Of age and lack of grace

On a writer's web-site this morning, one 'Willie' bemoaned the fact that he was about to turn 50 and had failed to make his break-through in the world of books ... 'the world is for the young', he said. This is what I wrote in response...

'Now listen up, Willie! I read your thread with sadness but with unsurprise. Creativity is not the province of any particular age group.

History demonstrates as much all the time and in every single field of non-physical human activity. Having said that, it is unfortunately true that the common mind-set contracts (grows lazier) as experience expands (becomes more useful to the writer).
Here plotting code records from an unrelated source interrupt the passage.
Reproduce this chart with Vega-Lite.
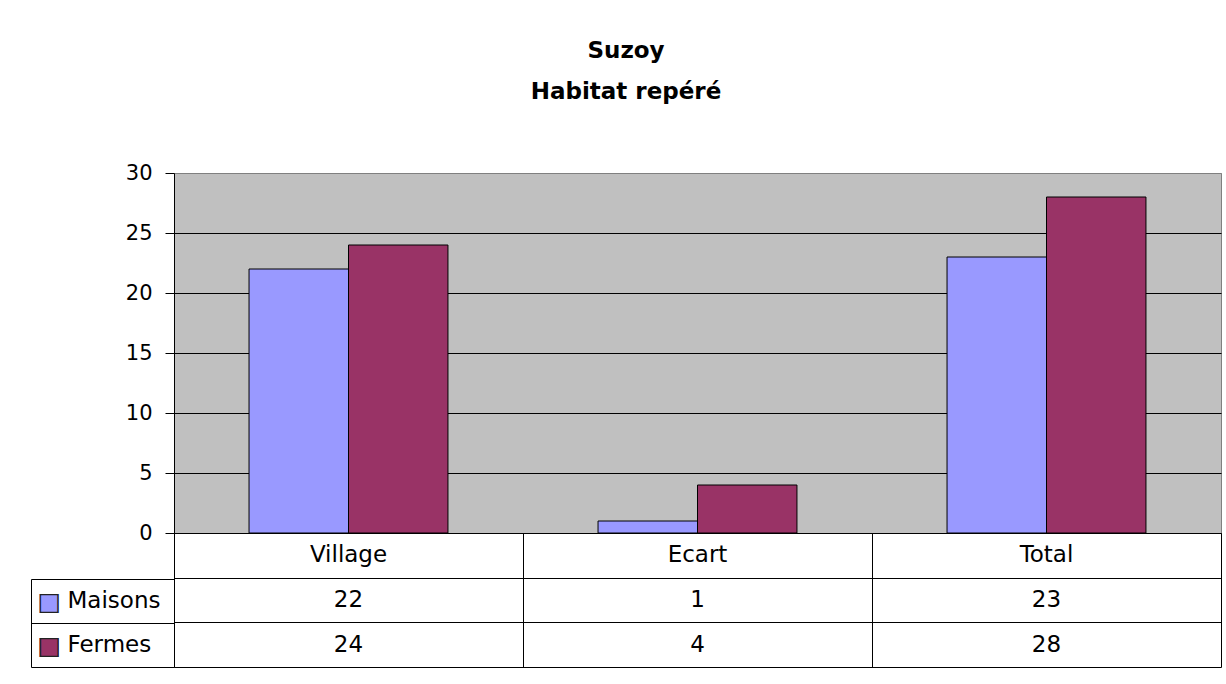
{
  "$schema": "https://vega.github.io/schema/vega-lite/v6.json",
  "padding": {"left": 30, "top": 39, "right": 5, "bottom": 10},
  "background": "white",
  "config": {"font": "DejaVu Sans"},
  "title": {
    "text": ["Suzoy", "Habitat repéré"],
    "font": "DejaVu Sans",
    "fontSize": 23,
    "fontWeight": "bold",
    "color": "black",
    "lineHeight": 41,
    "anchor": "middle",
    "offset": 58
  },
  "datasets": {
    "main": [
      {"cat": "Village", "serie": "Maisons", "value": 22},
      {"cat": "Village", "serie": "Fermes", "value": 24},
      {"cat": "Ecart", "serie": "Maisons", "value": 1},
      {"cat": "Ecart", "serie": "Fermes", "value": 4},
      {"cat": "Total", "serie": "Maisons", "value": 23},
      {"cat": "Total", "serie": "Fermes", "value": 28}
    ],
    "heads": [
      {"cat": "Village", "row": "head"},
      {"cat": "Ecart", "row": "head"},
      {"cat": "Total", "row": "head"}
    ],
    "legend": [
      {"row": "Maisons"},
      {"row": "Fermes"}
    ]
  },
  "vconcat": [
    {
      "width": 1047,
      "height": 360,
      "view": {"fill": "#c0c0c0", "stroke": "#808080", "strokeWidth": 1},
      "data": {"name": "main"},
      "mark": {"type": "bar", "stroke": "black", "strokeWidth": 1},
      "encoding": {
        "x": {
          "field": "cat", "type": "nominal", "sort": ["Village", "Ecart", "Total"],
          "scale": {"paddingInner": 0.43, "paddingOuter": 0.215},
          "axis": null
        },
        "xOffset": {
          "field": "serie", "type": "nominal", "sort": ["Maisons", "Fermes"],
          "scale": {"paddingInner": 0, "paddingOuter": 0}
        },
        "y": {
          "field": "value", "type": "quantitative",
          "scale": {"domain": [0, 30], "nice": false},
          "axis": {
            "values": [0, 5, 10, 15, 20, 25, 30],
            "title": null,
            "grid": true,
            "gridColor": {"condition": {"test": "datum.value == 30", "value": "#808080"}, "value": "black"},
            "gridOpacity": 1,
            "domainColor": "black",
            "tickColor": "black",
            "tickSize": 9,
            "labelFont": "DejaVu Sans",
            "labelFontSize": 21,
            "labelColor": "black",
            "labelPadding": 13
          }
        },
        "color": {
          "field": "serie", "type": "nominal",
          "scale": {"domain": ["Maisons", "Fermes"], "range": ["#9999ff", "#993366"]},
          "legend": null
        }
      }
    },
    {
      "width": 1047,
      "height": 134,
      "view": {"stroke": null},
      "resolve": {"scale": {"y": "independent"}},
      "layer": [
        {
          "data": {"name": "main"},
          "mark": {"type": "text", "fontSize": 23, "color": "black", "align": "center", "baseline": "middle"},
          "encoding": {
            "x": {
              "field": "cat", "type": "nominal", "sort": ["Village", "Ecart", "Total"],
              "scale": {"paddingInner": 0, "paddingOuter": 0},
              "axis": {
                "orient": "bottom", "tickBand": "extent", "grid": true, "gridColor": "black", "gridOpacity": 1,
                "labels": false, "ticks": false, "domain": false, "title": null
              }
            },
            "y": {
              "field": "serie", "type": "nominal",
              "scale": {"domain": ["head", "Maisons", "Fermes"], "paddingInner": 0, "paddingOuter": 0},
              "axis": {
                "orient": "left", "tickBand": "extent", "grid": true, "gridColor": "black", "gridOpacity": 1,
                "ticks": false,
                "domainColor": "black",
                "labelExpr": "datum.value === 'head' ? '' : datum.value",
                "labelAlign": "left", "labelPadding": 107,
                "labelFont": "DejaVu Sans", "labelFontSize": 23, "labelColor": "black",
                "title": null
              }
            },
            "text": {"field": "value", "type": "quantitative"}
          }
        },
        {
          "data": {"name": "heads"},
          "mark": {"type": "text", "fontSize": 23, "color": "black", "align": "center", "baseline": "middle"},
          "encoding": {
            "x": {"field": "cat", "type": "nominal", "sort": ["Village", "Ecart", "Total"]},
            "y": {
              "field": "row", "type": "nominal",
              "scale": {"domain": ["head", "Maisons", "Fermes"], "paddingInner": 0, "paddingOuter": 0},
              "axis": null
            },
            "text": {"field": "cat", "type": "nominal"}
          }
        },
        {
          "data": {"name": "legend"},
          "mark": {"type": "text", "text": ""},
          "encoding": {
            "y": {
              "field": "row", "type": "nominal",
              "scale": {"domain": ["Maisons", "Fermes"], "range": [46, 134], "paddingInner": 0, "paddingOuter": 0},
              "axis": {
                "orient": "left", "offset": 143, "title": null,
                "tickBand": "extent", "ticks": true, "tickSize": -143, "tickColor": "black",
                "domain": true, "domainColor": "black",
                "labels": false
              }
            }
          }
        },
        {
          "data": {"name": "legend"},
          "mark": {"type": "text", "text": ""},
          "encoding": {
            "y": {
              "field": "row", "type": "nominal",
              "scale": {"domain": ["Maisons", "Fermes"], "range": [46, 134], "paddingInner": 0, "paddingOuter": 0},
              "axis": {
                "orient": "left", "offset": 143, "title": null,
                "ticks": false, "domain": false,
                "labelExpr": "'■'",
                "labelFont": "DejaVu Sans", "labelFontSize": 25,
                "labelColor": {"condition": {"test": "datum.value === 'Maisons'", "value": "#9999ff"}, "value": "#993366"},
                "labelAlign": "left", "labelPadding": -6
              }
            }
          }
        },
        {
          "data": {"name": "legend"},
          "mark": {"type": "text", "text": ""},
          "encoding": {
            "y": {
              "field": "row", "type": "nominal",
              "scale": {"domain": ["Maisons", "Fermes"], "range": [46, 134], "paddingInner": 0, "paddingOuter": 0},
              "axis": {
                "orient": "left", "offset": 143, "title": null,
                "ticks": false, "domain": false,
                "labelExpr": "'□'",
                "labelFont": "DejaVu Sans", "labelFontSize": 25,
                "labelColor": "#222222",
                "labelAlign": "left", "labelPadding": -6
              }
            }
          }
        }
      ]
    }
  ],
  "spacing": 0,
  "bounds": "flush"
}
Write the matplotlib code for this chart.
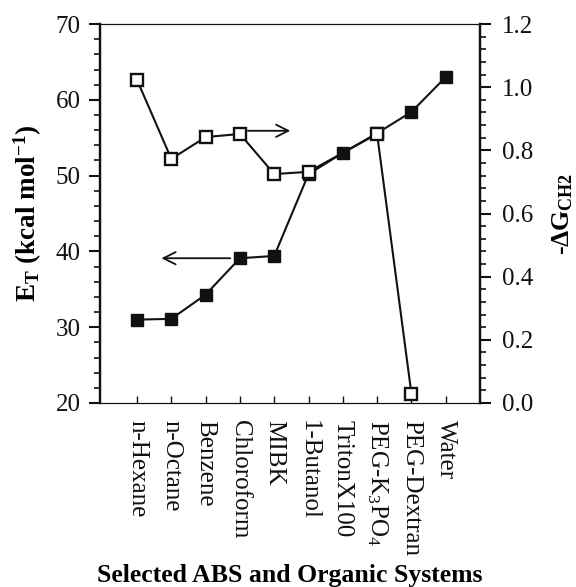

So, if you do have the 'common mind-set' then stick to the gardening, the grand-kids, the state of your own physical health - and to writing purely for the pleasure of it in the misbelief that the world is for those younger, therefore you are excluded. It is not.

You talk of reader demographics but look at any town centre bookshop, any Reader Group. One hell of a lot of grey there. Compare the bookshelves in the home of the average thirty years old to those of the average sixty years old.

Admittedly Agents and Editors are always on the lookout for the new Hemingway in his / her late-twenties with the promise of a massive portfolio of wealth- bringing novels stretching ahead, and it's true that the media does love the fresh faced pretendy genius, but they will all go heavily for whoever writes the new Gone With The Wind, irrespective of age or gender or race or species. Ask them. Next month I will be seventy four; that's right, 74 years of age.

'Unbelievable', as these days they say, but believe me when I tell you that this is a wonderful, beautiful age to be, provided of course that one is fortunate enough to be left beyond the old four score and ten with everything working and that great big fire in the belly to goad you on, in my case to write something that will make a difference to me, to mine and to all who may chance to read it.

Now I shall read what you wrote.

All the best, Willie.

And here endeth the fourth lesson. (Sorry!) Bryan.